Connectionist meta-representation for propositional attitudes

Pages 101-118 | Published online: 27 Apr 2007
 

Abstract

This paper discusses the representation of propositional attitudes (beliefs, etc.) in connectionist systems that do not implement symbolic representations. One prominent way of symbolically representing attitudes is through meta-representational schemes. These have representational expressions that themselves refer to representational expressions. Meta-representation is one of the most expressively powerful symbolic approaches for attitude representation. Therefore: could non-implementational connectionist systems use an analogous approach? Unfortunately, it is not straightforward to devise a plausible analogy. The paper looks at three main possibilities: (i) the representational activation patterns of the non-implementational connectionist system refer to the system's own activation patterns; (ii) the activation patterns refer to formal symbolic expressions; and (iii) the activation patterns refer to natural-language expressions. These approaches, which are not claimed to be exhaustive, concentrate respectively on the following facts about symbolic meta-representation schemes: (1) they typically refer to their own representational expressions; (2) the schemes typically refer to formal symbolic expressions; although (3) some of the schemes refer to natural language expressions. The article briefly argues that possibility (iii) avoids some of the problems of (i) and (ii). There are also two independent, non-connectionism-derived reasons for considering (iii).

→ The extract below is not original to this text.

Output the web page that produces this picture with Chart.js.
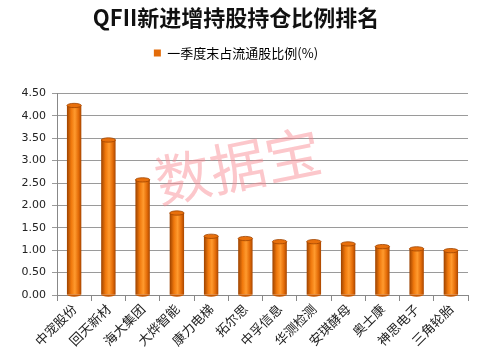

One is that it is strongly related to a prevalent commonsense metaphor of beliefs and so on as internal, natural language utterances. (The other is to do with the heightened difficulty of handling vague quantification within propositional attitude contexts, but is discussed elsewhere and not in the present paper.) The paper as a whole highlights the point that even a non-implementational connectionist system must be able to think about complex symbolic constructs such as logic expressions and natural language phrases, even though it does not think with them.